Entries with chart source code:
*****
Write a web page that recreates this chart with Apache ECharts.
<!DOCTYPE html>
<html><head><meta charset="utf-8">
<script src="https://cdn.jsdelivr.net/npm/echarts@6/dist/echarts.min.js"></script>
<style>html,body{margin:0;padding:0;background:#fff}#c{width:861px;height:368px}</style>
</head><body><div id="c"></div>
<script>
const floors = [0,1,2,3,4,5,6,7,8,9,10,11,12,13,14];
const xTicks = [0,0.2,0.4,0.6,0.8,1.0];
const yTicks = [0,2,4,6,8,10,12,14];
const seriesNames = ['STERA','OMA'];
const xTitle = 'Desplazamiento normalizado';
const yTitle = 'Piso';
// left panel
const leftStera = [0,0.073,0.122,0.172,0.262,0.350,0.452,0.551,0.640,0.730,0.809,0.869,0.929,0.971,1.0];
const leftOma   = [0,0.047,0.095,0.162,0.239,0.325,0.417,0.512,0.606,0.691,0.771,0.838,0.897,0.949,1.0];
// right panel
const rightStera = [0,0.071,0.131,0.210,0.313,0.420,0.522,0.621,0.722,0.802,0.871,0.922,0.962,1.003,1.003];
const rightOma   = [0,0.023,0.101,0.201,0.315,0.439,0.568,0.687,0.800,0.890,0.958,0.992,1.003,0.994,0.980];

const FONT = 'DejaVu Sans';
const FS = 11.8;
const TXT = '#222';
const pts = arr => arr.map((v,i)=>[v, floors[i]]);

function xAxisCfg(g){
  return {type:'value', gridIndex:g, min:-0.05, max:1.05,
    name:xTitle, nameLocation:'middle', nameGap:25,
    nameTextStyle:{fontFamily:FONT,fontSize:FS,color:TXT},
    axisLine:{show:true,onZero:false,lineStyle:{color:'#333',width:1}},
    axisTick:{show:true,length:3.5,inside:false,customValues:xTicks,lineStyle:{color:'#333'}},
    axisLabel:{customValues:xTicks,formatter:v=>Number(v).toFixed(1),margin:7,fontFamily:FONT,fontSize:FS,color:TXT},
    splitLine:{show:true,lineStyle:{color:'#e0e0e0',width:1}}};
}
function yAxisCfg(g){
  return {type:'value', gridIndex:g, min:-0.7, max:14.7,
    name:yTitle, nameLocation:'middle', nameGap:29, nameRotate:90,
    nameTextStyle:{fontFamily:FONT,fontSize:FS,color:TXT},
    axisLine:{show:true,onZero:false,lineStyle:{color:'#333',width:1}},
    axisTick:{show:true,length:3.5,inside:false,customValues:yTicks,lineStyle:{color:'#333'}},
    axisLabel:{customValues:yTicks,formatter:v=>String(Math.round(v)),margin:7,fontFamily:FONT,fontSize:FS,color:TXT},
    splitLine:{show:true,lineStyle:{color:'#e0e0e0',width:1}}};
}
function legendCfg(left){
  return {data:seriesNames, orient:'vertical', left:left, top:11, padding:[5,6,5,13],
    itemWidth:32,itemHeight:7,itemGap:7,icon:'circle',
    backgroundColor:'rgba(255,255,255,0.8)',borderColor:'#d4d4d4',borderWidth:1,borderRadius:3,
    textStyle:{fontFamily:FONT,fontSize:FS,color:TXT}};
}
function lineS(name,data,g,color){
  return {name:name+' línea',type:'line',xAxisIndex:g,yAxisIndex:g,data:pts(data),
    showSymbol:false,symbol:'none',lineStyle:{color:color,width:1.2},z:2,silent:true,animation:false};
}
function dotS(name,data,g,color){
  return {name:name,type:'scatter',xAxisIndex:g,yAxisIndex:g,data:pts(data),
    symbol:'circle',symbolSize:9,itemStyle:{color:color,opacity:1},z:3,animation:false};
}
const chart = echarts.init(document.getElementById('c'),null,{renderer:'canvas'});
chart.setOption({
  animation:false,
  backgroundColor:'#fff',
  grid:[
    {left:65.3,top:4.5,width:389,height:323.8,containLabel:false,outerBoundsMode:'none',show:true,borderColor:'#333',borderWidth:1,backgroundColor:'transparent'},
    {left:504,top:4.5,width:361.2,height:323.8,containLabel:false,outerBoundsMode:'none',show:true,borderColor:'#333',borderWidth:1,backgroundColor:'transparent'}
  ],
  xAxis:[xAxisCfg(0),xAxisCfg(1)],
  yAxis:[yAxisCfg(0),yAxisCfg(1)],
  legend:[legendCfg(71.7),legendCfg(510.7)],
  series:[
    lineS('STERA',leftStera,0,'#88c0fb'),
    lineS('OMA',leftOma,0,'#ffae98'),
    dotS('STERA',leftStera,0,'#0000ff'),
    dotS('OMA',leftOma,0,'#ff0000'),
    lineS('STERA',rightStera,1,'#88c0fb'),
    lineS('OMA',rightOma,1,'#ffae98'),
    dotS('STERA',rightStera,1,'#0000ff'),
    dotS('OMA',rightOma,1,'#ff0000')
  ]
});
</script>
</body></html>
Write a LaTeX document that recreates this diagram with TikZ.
*****
# The problem:
How many lines in the listing contain "this"? Answer with the number alone.

# The answer:
2